Outros grupos de reflexão sobre o clima estão buscando objetivos semelhantes. A Iniciativa Climática do México está pressionando os formuladores de políticas a considerar os riscos climáticos no planejamento econômico, enquanto o Instituto para o Clima e a Sociedade do Brasil pediu planos de proteção social e políticas sensíveis ao clima para proteger as comunidades de baixa renda das consequências econômicas de condições climáticas extremas.
Igualmente importante é a colaboração regional, que permitiria aos países da África e da América Latina desenvolver e compartilhar políticas econômicas especificamente adaptadas às suas vulnerabilidades climáticas, além de apoiar comunidades mais expostas. Iniciativas como a Plataforma Regional de Mudanças Climáticas dos Ministérios da Economia e das Finanças do Banco Interamericano de Desenvolvimento podem servir de modelo para esses esforços.
Em nível global, é fundamental uma coordenação maior entre as instituições climáticas e econômicas. Ferramentas como o Mecanismo de Ajuste de Fronteiras de Carbono da União Europeia destacam a necessidade de uma elaboração cuidadosa de políticas para mitigar os efeitos adversos - nesse caso, custos mais altos para os consumidores dos países em desenvolvimento. O Brasil, como anfitrião da Cúpula do BRICS no próximo ano e da Conferência das Nações Unidas sobre Mudanças Climáticas (COP30), e a África do Sul, como atual presidente do G20, têm uma oportunidade única de redefinir a agenda econômica global, defendendo políticas que abordem as crises gêmeas da inflação e do aquecimento global.
Deixar de agir de forma coletiva e decisiva pode aprofundar a desigualdade, corroer a estabilidade econômica e comprometer as metas climáticas.
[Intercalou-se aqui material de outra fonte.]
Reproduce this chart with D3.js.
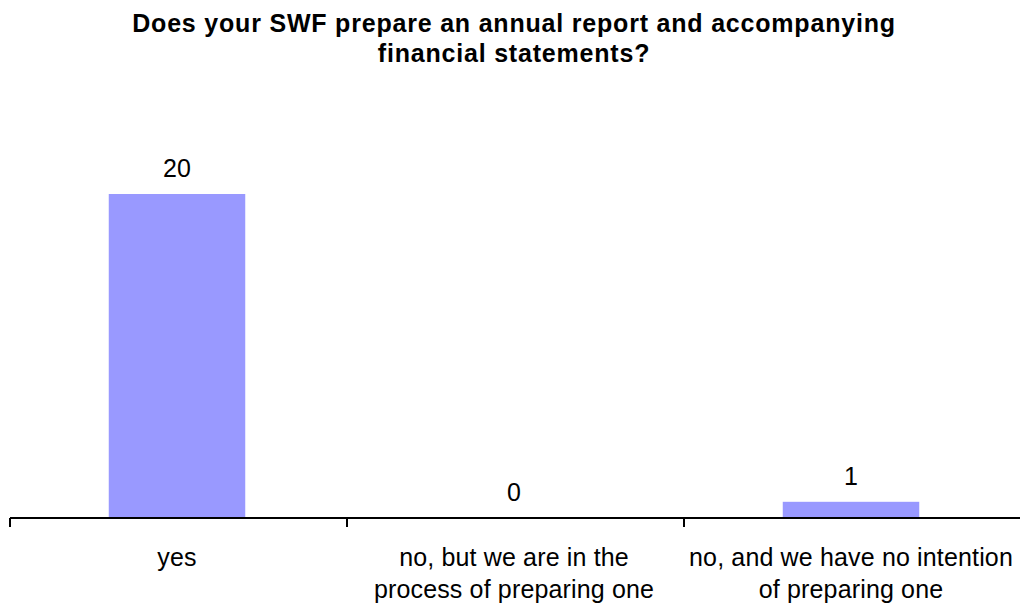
<!DOCTYPE html>
<html>
<head>
<meta charset="utf-8">
<script src="https://cdn.jsdelivr.net/npm/d3@7"></script>
<style>
  body { margin: 0; background: #fff; }
  text { font-family: "Liberation Sans", Arial, sans-serif; fill: #000; }
</style>
</head>
<body>
<div id="chart"></div>
<script>
/************ Data ************/
var categories = [
	["yes"],
	["no, but we are in the", "process of preparing one"],
	["no, and we have no intention", "of preparing one"]
];
var counts = [20, 0, 1];
var titleLines = [
	"Does your SWF prepare an annual report and accompanying",
	"financial statements?"
];

/************ Layout ************/
var width = 1020,
	height = 604,
	baseY = 518,
	barColor = "#9999ff";

var svg = d3.select("#chart").append("svg")
	.attr("width", width)
	.attr("height", height);

var x = d3.scaleBand()
	.domain(d3.range(categories.length))
	.range([10, 1021])
	.padding(0);

var y = d3.scaleLinear()
	.domain([0, 25])
	.range([baseY, baseY - 25 * 16.2]);

var barWidth = x.bandwidth() * 0.405;

// title
svg.append("g").selectAll("text")
	.data(titleLines)
	.enter().append("text")
		.attr("x", 514)
		.attr("y", function(d, i) { return 32 + i * 30; })
		.attr("text-anchor", "middle")
		.attr("font-size", "25px")
		.attr("letter-spacing", "0.8px")
		.attr("font-weight", "bold")
		.text(function(d) { return d; });

// bars
svg.selectAll(".bar")
	.data(counts)
	.enter().append("rect")
		.attr("class", "bar")
		.attr("x", function(d, i) { return x(i) + x.bandwidth() / 2 - barWidth / 2 - 1.5; })
		.attr("y", function(d) { return y(d); })
		.attr("width", barWidth)
		.attr("height", function(d) { return baseY - y(d); })
		.attr("fill", barColor);

// value labels
svg.selectAll(".value")
	.data(counts)
	.enter().append("text")
		.attr("class", "value")
		.attr("x", function(d, i) { return x(i) + x.bandwidth() / 2 - 1.5; })
		.attr("y", function(d) { return y(d) - 17; })
		.attr("text-anchor", "middle")
		.attr("font-size", "25px")
		.text(function(d) { return d; });

// x axis
var axis = svg.append("g")
	.attr("transform", "translate(0," + baseY + ")");
axis.append("line")
	.attr("x1", x.range()[0]).attr("x2", x.range()[1])
	.attr("stroke", "#000").attr("stroke-width", 2);
axis.selectAll(".tick")
	.data(d3.range(categories.length + 1))
	.enter().append("line")
		.attr("class", "tick")
		.attr("x1", function(d) { return x.range()[0] + d * x.step(); })
		.attr("x2", function(d) { return x.range()[0] + d * x.step(); })
		.attr("y1", 0).attr("y2", 9)
		.attr("stroke", "#000").attr("stroke-width", 2);

var labels = axis.selectAll(".cat")
	.data(categories)
	.enter().append("text")
		.attr("class", "cat")
		.attr("text-anchor", "middle")
		.attr("font-size", "25px")
		.attr("letter-spacing", "0.15px")
		.attr("transform", function(d, i) { return "translate(" + (x(i) + x.bandwidth() / 2 - 1.5) + ",0)"; });
labels.selectAll("tspan")
	.data(function(d) { return d; })
	.enter().append("tspan")
		.attr("x", 0)
		.attr("y", function(d, i) { return 48 + i * 32; })
		.text(function(d) { return d; });
</script>
</body>
</html>
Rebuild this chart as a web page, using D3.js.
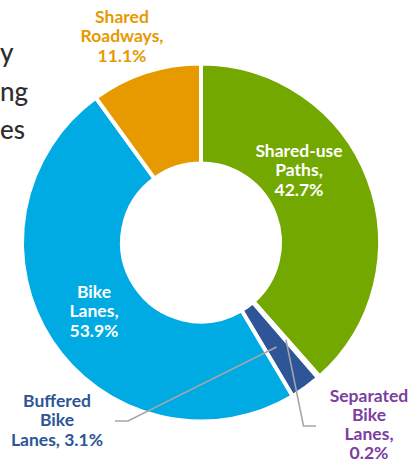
<!DOCTYPE html>
<html>
<head>
<meta charset="utf-8">
<script src="https://cdn.jsdelivr.net/npm/d3@7"></script>
<style>
  body { margin:0; background:#fff; }
  svg { display:block; font-family: Lato, "Open Sans", sans-serif; }
</style>
</head>
<body>
<div id="chart"></div>
<script>
// facility types, share of network (%)
const categories = ["Shared-use Paths", "Separated Bike Lanes", "Buffered Bike Lanes", "Bike Lanes", "Shared Roadways"];
const values     = [42.7, 0.2, 3.1, 53.9, 11.1];
const colors     = ["#72a800", "#7b3ea1", "#2d5597", "#00aae2", "#e69a00"];
const labelLines = [
  ["Shared-use", "Paths,", "42.7%"],
  ["Separated", "Bike", "Lanes,", "0.2%"],
  ["Buffered", "Bike", "Lanes, 3.1%"],
  ["Bike", "Lanes,", "53.9%"],
  ["Shared", "Roadways,", "11.1%"]
];
// cut-off heading text at the left edge
const headFragments = ["y", "ng", "es"];

const W = 412, H = 464;
const cx = 201, cy = 242.5, R = 179, r0 = 79;

// label placement: [x, first baseline, colour, leader elbow/end or null]
const labelPos = [
  [299, 157, "#fff", null],
  [369, 401.5, "#7b3ea1", [[303.5, 426], [316, 426]]],
  [57, 407, "#2d5597", [[128, 421], [115, 421]]],
  [94, 298, "#fff", null],
  [122, 23, "#e69a00", null]
];
const lineH = 19.3;

const svg = d3.select("#chart").append("svg")
  .attr("width", W).attr("height", H);

// heading fragments
svg.append("g").selectAll("text").data(headFragments).enter()
  .append("text")
  .attr("x", 0)
  .attr("y", (d,i) => 62 + i*38.5)
  .attr("fill", "#2e2e2e")
  .attr("font-size", 26)
  .attr("font-weight", 500)
  .text(d => d);

const pie = d3.pie().sort(null).value(d => d)(values);
const arc = d3.arc().innerRadius(r0).outerRadius(R);

const g = svg.append("g").attr("transform", `translate(${cx},${cy})`);

g.selectAll("path").data(pie).enter()
  .append("path")
  .attr("d", arc)
  .attr("fill", (d,i) => colors[i])
  .attr("stroke", "#fff")
  .attr("stroke-width", 4)
  .attr("stroke-linejoin", "miter");

// leader lines from slice centroid to outside label
pie.forEach((d,i) => {
  const lp = labelPos[i][3];
  if (!lp) return;
  const c = arc.centroid(d);
  const pts = [[cx + c[0], cy + c[1]], ...lp];
  svg.append("path")
    .attr("d", d3.line()(pts))
    .attr("fill", "none")
    .attr("stroke", "#a6a6a6")
    .attr("stroke-width", 1.6);
});

// labels
categories.forEach((cat,i) => {
  const [x, y, col] = labelPos[i];
  const t = svg.append("text")
    .attr("text-anchor", "middle")
    .attr("fill", col)
    .attr("font-size", 17.5)
    .attr("font-weight", 700);
  labelLines[i].forEach((s,j) => {
    t.append("tspan").attr("x", x).attr("y", y + j*lineH).text(s);
  });
});
</script>
</body>
</html>
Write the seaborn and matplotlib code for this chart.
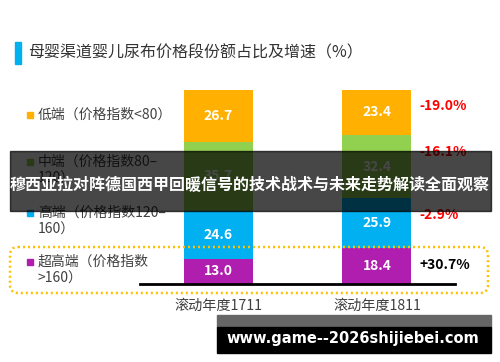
import pandas as pd
import seaborn as sns
import matplotlib
matplotlib.use('Agg')
from matplotlib import pyplot as plt
from matplotlib.patches import Rectangle, FancyBboxPatch

# data, stacked bottom -> top
periods = ['滚动年度1711', '滚动年度1811']
tier_names = ['超高端', '高端', '中端', '低端']
ultra_high = [13.0, 18.4]
high_end = [24.6, 25.9]
mid_end = [35.7, 32.4]
low_end = [26.7, 23.4]
growth = [30.7, -2.9, -16.1, -19.0]
legend_labels = ['超高端（价格指数\n>160）', '高端（价格指数120–\n160）',
                 '中端（价格指数80–\n120）', '低端（价格指数<80）']
title = '母婴渠道婴儿尿布价格段份额占比及增速（%）'
banner = '穆西亚拉对阵德国西甲回暖信号的技术战术与未来走势解读全面观察'
url = 'www.game--2026shijiebei.com'

colors = ['#B01EAF', '#00B0F0', '#92D050', '#FFB000']

sns.set_theme(style='white')
plt.rcParams['font.family'] = ['Noto Sans CJK SC', 'DejaVu Sans']

fig = plt.figure(figsize=(5, 3.62), dpi=100)
ax = fig.add_axes([0.28, 0.2155, 0.63, 0.536])

df = pd.DataFrame({'period': periods, '超高端': ultra_high, '高端': high_end,
                   '中端': mid_end, '低端': low_end})
cum = df[tier_names].cumsum(axis=1)

bw = 0.435
# draw cumulative totals from the top layer down so each one covers the next
for name, c in reversed(list(zip(tier_names, colors))):
    sns.barplot(x=df['period'], y=cum[name], color=c, width=bw, saturation=1,
                linewidth=0, errorbar=None, ax=ax)

for i in range(len(periods)):
    bottom = 0
    for name in tier_names:
        v = df.loc[i, name]
        ax.text(i, bottom + v / 2, '{:.1f}'.format(v), ha='center', va='center',
                color='white', fontsize=10, fontweight='bold')
        bottom += v

for j, name in enumerate(tier_names):
    g = growth[j]
    ax.text(1 + bw / 2 + 0.05, cum.loc[1, name] - 8.5, '{:+.1f}%'.format(g),
            ha='left', va='center', fontsize=10, fontweight='bold',
            color='#FF0000' if g < 0 else 'black', clip_on=False)

ax.set_xlim(-0.492, 1.492)
ax.set_ylim(0, 100)
ax.set_xlabel('')
ax.set_ylabel('')
ax.set_yticks([])
for s in ['left', 'top', 'right']:
    ax.spines[s].set_visible(False)
ax.spines['bottom'].set_color('black')
ax.spines['bottom'].set_linewidth(2)
ax.tick_params(axis='x', length=0, pad=11, labelsize=10.2, labelcolor='#404040')

# overlay in pixel coordinates for title, legend, frames
ov = fig.add_axes([0, 0, 1, 1], zorder=3)
ov.set_xlim(0, 500)
ov.set_ylim(362, 0)
ov.axis('off')
ov.patch.set_alpha(0)

ov.add_patch(Rectangle((15, 42), 6, 22, color='#00B0F0'))
ov.text(28, 53, title, va='center', ha='left', fontsize=11.5, color='#333333')

legend_y = [262, 213, 162, 115]
for label, c, y in zip(legend_labels, colors, legend_y):
    ov.add_patch(Rectangle((27, y - 3), 6, 6, color=c))
    for k, line in enumerate(label.split('\n')):
        ov.text(38, y + k * 17, line, va='center', ha='left', fontsize=10,
                color='#404040')

ov.add_patch(FancyBboxPatch((10, 247), 478, 46,
                            boxstyle='round,pad=0,rounding_size=8',
                            fill=False, ec='#FFC000', lw=1.8,
                            ls=(0, (0.8, 1.2))))

ov.add_patch(Rectangle((10, 151), 481, 60, color='black', alpha=0.72, zorder=5))
ov.text(250, 185, banner, ha='center', va='center', color='white',
        fontsize=11.5, fontweight='bold', zorder=6)

ov.add_patch(Rectangle((217, 315), 274, 12, color='#666666', zorder=5))
ov.add_patch(Rectangle((217, 327), 274, 26, color='black', zorder=5))
ov.text(353, 338, url, ha='center', va='center', color='white', fontsize=10.5,
        fontweight='bold', family='DejaVu Sans', zorder=6)

fig.savefig('out.png', dpi=100)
Por outro lado, se os formuladores de políticas desenvolverem soluções inovadoras que preencham a lacuna entre estratégias climáticas e econômicas, poderão reduzir os riscos imediatos de condições climáticas extremas e promover estabilidade e resiliência de longo prazo. Como a inflação e o planeta estão esquentando, a necessidade de políticas integradas e justas nunca foi tão urgente.